··· SOURCE DATA
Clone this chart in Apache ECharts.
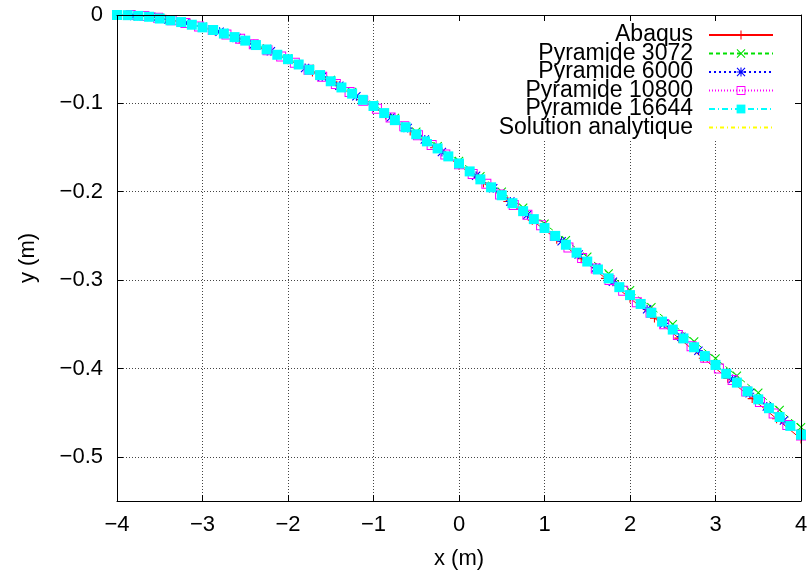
<!DOCTYPE html>
<html><head><meta charset="utf-8">
<script src="https://cdn.jsdelivr.net/npm/echarts@6/dist/echarts.min.js"></script>
<style>html,body{margin:0;padding:0;background:#fff}#c{width:811px;height:575px}</style>
</head><body><div id="c"></div>
<script>
// ---- data ----
const seriesNames = ['Abaqus','Pyramide 3072','Pyramide 6000','Pyramide 10800','Pyramide 16644','Solution analytique'];
const xTicks = [-4,-3,-2,-1,0,1,2,3,4];
const yTicks = [-0.5,-0.4,-0.3,-0.2,-0.1,0];

const abaqusX = [-4,-3.714,-3.429,-3.143,-2.857,-2.571,-2.286,-2,-1.714,-1.429,-1.143,-0.857,-0.571,-0.286,0,0.286,0.571,0.857,1.143,1.429,1.714,2,2.286,2.571,2.857,3.143,3.429,3.714,4];
const abaqusY = [0,-0.0012,-0.0047,-0.0102,-0.0178,-0.0271,-0.0381,-0.0506,-0.0645,-0.0796,-0.0958,-0.1131,-0.1313,-0.1502,-0.1699,-0.1902,-0.2110,-0.2323,-0.2539,-0.2758,-0.2981,-0.3205,-0.3430,-0.3657,-0.3884,-0.4112,-0.4341,-0.4569,-0.4798];

const p3072X = [-4,-3.75,-3.5,-3.25,-3,-2.75,-2.5,-2.25,-2,-1.75,-1.5,-1.25,-1,-0.75,-0.5,-0.25,0,0.25,0.5,0.75,1,1.25,1.5,1.75,2,2.25,2.5,2.75,3,3.25,3.5,3.75,4];
const p3072Y = [0,-0.0009,-0.0035,-0.0077,-0.0134,-0.0205,-0.0289,-0.0385,-0.0492,-0.0609,-0.0736,-0.0871,-0.1015,-0.1165,-0.1322,-0.1484,-0.1652,-0.1824,-0.2001,-0.2180,-0.2363,-0.2548,-0.2736,-0.2925,-0.3116,-0.3308,-0.3500,-0.3694,-0.3887,-0.4082,-0.4276,-0.4470,-0.4665];

const p6000X = [-4,-3.8,-3.6,-3.4,-3.2,-3,-2.8,-2.6,-2.4,-2.2,-2,-1.8,-1.6,-1.4,-1.2,-1,-0.8,-0.6,-0.4,-0.2,0,0.2,0.4,0.6,0.8,1,1.2,1.4,1.6,1.8,2,2.2,2.4,2.6,2.8,3,3.2,3.4,3.6,3.8,4];
const p6000Y = [0,-0.001,-0.002,-0.005,-0.009,-0.014,-0.019,-0.026,-0.033,-0.041,-0.050,-0.060,-0.070,-0.080,-0.092,-0.103,-0.116,-0.128,-0.141,-0.155,-0.168,-0.182,-0.196,-0.211,-0.226,-0.241,-0.256,-0.271,-0.286,-0.302,-0.317,-0.333,-0.349,-0.364,-0.380,-0.396,-0.412,-0.428,-0.443,-0.459,-0.474];

const p10800X = [-4,-3.84,-3.68,-3.52,-3.36,-3.2,-3.04,-2.88,-2.72,-2.56,-2.4,-2.24,-2.08,-1.92,-1.76,-1.6,-1.44,-1.28,-1.12,-0.96,-0.8,-0.64,-0.48,-0.32,-0.16,0,0.16,0.32,0.48,0.64,0.8,0.96,1.12,1.28,1.44,1.6,1.76,1.92,2.08,2.24,2.4,2.56,2.72,2.88,3.04,3.2,3.36,3.52,3.68,3.84,4];
const p10800Y = [0,0,-0.001,-0.003,-0.006,-0.009,-0.013,-0.017,-0.022,-0.027,-0.033,-0.040,-0.047,-0.054,-0.062,-0.070,-0.078,-0.087,-0.097,-0.106,-0.116,-0.126,-0.136,-0.147,-0.158,-0.169,-0.180,-0.191,-0.203,-0.215,-0.226,-0.238,-0.250,-0.263,-0.275,-0.287,-0.300,-0.312,-0.325,-0.337,-0.350,-0.362,-0.375,-0.388,-0.400,-0.413,-0.426,-0.438,-0.451,-0.464,-0.476];

const p16644X = [-4,-3.875,-3.75,-3.625,-3.5,-3.375,-3.25,-3.125,-3,-2.875,-2.75,-2.625,-2.5,-2.375,-2.25,-2.125,-2,-1.875,-1.75,-1.625,-1.5,-1.375,-1.25,-1.125,-1,-0.875,-0.75,-0.625,-0.5,-0.375,-0.25,-0.125,0,0.125,0.25,0.375,0.5,0.625,0.75,0.875,1,1.125,1.25,1.375,1.5,1.625,1.75,1.875,2,2.125,2.25,2.375,2.5,2.625,2.75,2.875,3,3.125,3.25,3.375,3.5,3.625,3.75,3.875,4];
const p16644Y = [0,-0.0002,-0.001,-0.002,-0.004,-0.006,-0.008,-0.011,-0.014,-0.017,-0.021,-0.025,-0.029,-0.034,-0.039,-0.045,-0.050,-0.056,-0.062,-0.068,-0.075,-0.082,-0.089,-0.096,-0.103,-0.111,-0.119,-0.127,-0.135,-0.143,-0.151,-0.160,-0.168,-0.177,-0.186,-0.195,-0.204,-0.213,-0.222,-0.231,-0.241,-0.250,-0.260,-0.269,-0.279,-0.288,-0.298,-0.308,-0.317,-0.327,-0.337,-0.347,-0.356,-0.366,-0.376,-0.386,-0.396,-0.406,-0.416,-0.426,-0.435,-0.445,-0.455,-0.465,-0.475];

const analytiqueX = [-4,-3.75,-3.5,-3.25,-3,-2.75,-2.5,-2.25,-2,-1.75,-1.5,-1.25,-1,-0.75,-0.5,-0.25,0,0.25,0.5,0.75,1,1.25,1.5,1.75,2,2.25,2.5,2.75,3,3.25,3.5,3.75,4];
const analytiqueY = [0,-0.001,-0.004,-0.008,-0.014,-0.021,-0.029,-0.039,-0.050,-0.062,-0.075,-0.089,-0.103,-0.119,-0.135,-0.151,-0.168,-0.186,-0.204,-0.222,-0.241,-0.260,-0.279,-0.298,-0.317,-0.337,-0.356,-0.376,-0.396,-0.416,-0.435,-0.455,-0.475];

// ---- styling ----
const zip = (xs, ys) => xs.map((x, i) => [x, ys[i]]);
const FONT = 'Liberation Sans';
const SYM_PLUS = 'path://M4.4,0H5.6V10H4.4Z M0,4.4H10V5.6H0Z';
const SYM_CROSS = 'path://M0,0.85L0.85,0L10,9.15L9.15,10Z M9.15,0L10,0.85L0.85,10L0,9.15Z';
const SYM_STAR = 'path://M4.4,0H5.6V10H4.4Z M0,4.4H10V5.6H0Z M0,0.85L0.85,0L10,9.15L9.15,10Z M9.15,0L10,0.85L0.85,10L0,9.15Z';
const SYM_OSQ = 'path://M0,0H10V10H0Z M1,1V9H9V1Z';
const fmt = v => { const r = Number(v.toFixed(2)); return r === 0 ? '0' : String(r).replace('-', '\u2212'); };

function line(name, data, color, dash, symbol, size, symColor) {
  return {
    name, type: 'line', data, clip: false, silent: true,
    symbol, symbolSize: size, showSymbol: !symColor,
    lineStyle: { color, width: 1, type: dash },
    itemStyle: { color: symColor || color, borderWidth: 0 },
    emphasis: { disabled: true }
  };
}

const chart = echarts.init(document.getElementById('c'), null, { renderer: 'canvas' });
const gridDot = { color: '#444', width: 1, type: [1, 2] };
chart.setOption({
  animation: false,
  backgroundColor: '#fff',
  grid: { left: 117, right: 10, top: 15, bottom: 74, containLabel: false },
  legend: {
    orient: 'vertical', left: 430, top: 15,
    backgroundColor: '#fff',
    padding: [8.5, 28, 0, 0],
    itemGap: -4.5, itemWidth: 64, itemHeight: 11,
    align: 'right', selectedMode: false,
    textStyle: { fontFamily: FONT, fontSize: 23, lineHeight: 18, color: '#000', width: 263, align: 'right', padding: [0, 11, 0, 0] },
    data: seriesNames
  },
  xAxis: [{
    type: 'value', min: -4, max: 4, interval: 1, position: 'bottom',
    name: 'x (m)', nameLocation: 'middle', nameGap: 47,
    nameTextStyle: { fontFamily: FONT, fontSize: 22, color: '#000' },
    axisLine: { show: true, onZero: false, lineStyle: { color: '#000', width: 1 } },
    axisTick: { show: true, inside: true, length: 6, lineStyle: { color: '#000' } },
    axisLabel: { fontFamily: FONT, fontSize: 22, color: '#000', margin: 13, formatter: fmt },
    splitLine: { show: true, lineStyle: gridDot }
  }, {
    type: 'value', min: -4, max: 4, interval: 1, position: 'top', z: 10,
    axisLine: { show: true, onZero: false, lineStyle: { color: '#000', width: 1 } },
    axisTick: { show: true, inside: true, length: 6, lineStyle: { color: '#000' } },
    axisLabel: { show: false }, splitLine: { show: false }
  }],
  yAxis: [{
    type: 'value', min: -0.55, max: 0, position: 'left',
    name: 'y (m)', nameLocation: 'middle', nameGap: 78, nameRotate: 90,
    nameTextStyle: { fontFamily: FONT, fontSize: 22, color: '#000' },
    axisLine: { show: true, onZero: false, lineStyle: { color: '#000', width: 1 } },
    axisTick: { show: true, inside: true, length: 6, customValues: yTicks, lineStyle: { color: '#000' } },
    axisLabel: { fontFamily: FONT, fontSize: 22, color: '#000', margin: 14, customValues: yTicks, formatter: fmt },
    splitLine: { show: true, lineStyle: gridDot }
  }, {
    type: 'value', min: -0.55, max: 0, position: 'right', z: 10,
    axisLine: { show: true, onZero: false, lineStyle: { color: '#000', width: 1 } },
    axisTick: { show: true, inside: true, length: 6, customValues: yTicks, lineStyle: { color: '#000' } },
    axisLabel: { show: false, customValues: yTicks }, splitLine: { show: false }
  }],
  series: [
    line(seriesNames[0], zip(abaqusX, abaqusY), '#ff0000', 'solid', SYM_PLUS, 9),
    line(seriesNames[1], zip(p3072X, p3072Y), '#00e000', [4, 3], SYM_CROSS, 9),
    line(seriesNames[2], zip(p6000X, p6000Y), '#0000ff', [2, 3], SYM_STAR, 9),
    line(seriesNames[3], zip(p10800X, p10800Y), '#ff00ff', [1, 2], SYM_OSQ, 10),
    line(seriesNames[4], zip(p16644X, p16644Y), '#00ffff', [6, 3, 1, 3], 'rect', 10),
    line(seriesNames[5], zip(analytiqueX, analytiqueY), '#ffff00', [4, 3, 1, 3], 'circle', 1, 'rgba(0,0,0,0)')
  ]
});
</script></body></html>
······
**OBJECTIVE**
Restate, line by line and word for word, everything from the top of the material through the line that contains "const yTicks = [-0.5,-0.4,-0.3,-0.2,-0.1,0];". Leave pictures out.

**COMPLETED EXERCISE**
Clone this chart in Apache ECharts.
<!DOCTYPE html>
<html><head><meta charset="utf-8">
<script src="https://cdn.jsdelivr.net/npm/echarts@6/dist/echarts.min.js"></script>
<style>html,body{margin:0;padding:0;background:#fff}#c{width:811px;height:575px}</style>
</head><body><div id="c"></div>
<script>
// ---- data ----
const seriesNames = ['Abaqus','Pyramide 3072','Pyramide 6000','Pyramide 10800','Pyramide 16644','Solution analytique'];
const xTicks = [-4,-3,-2,-1,0,1,2,3,4];
const yTicks = [-0.5,-0.4,-0.3,-0.2,-0.1,0];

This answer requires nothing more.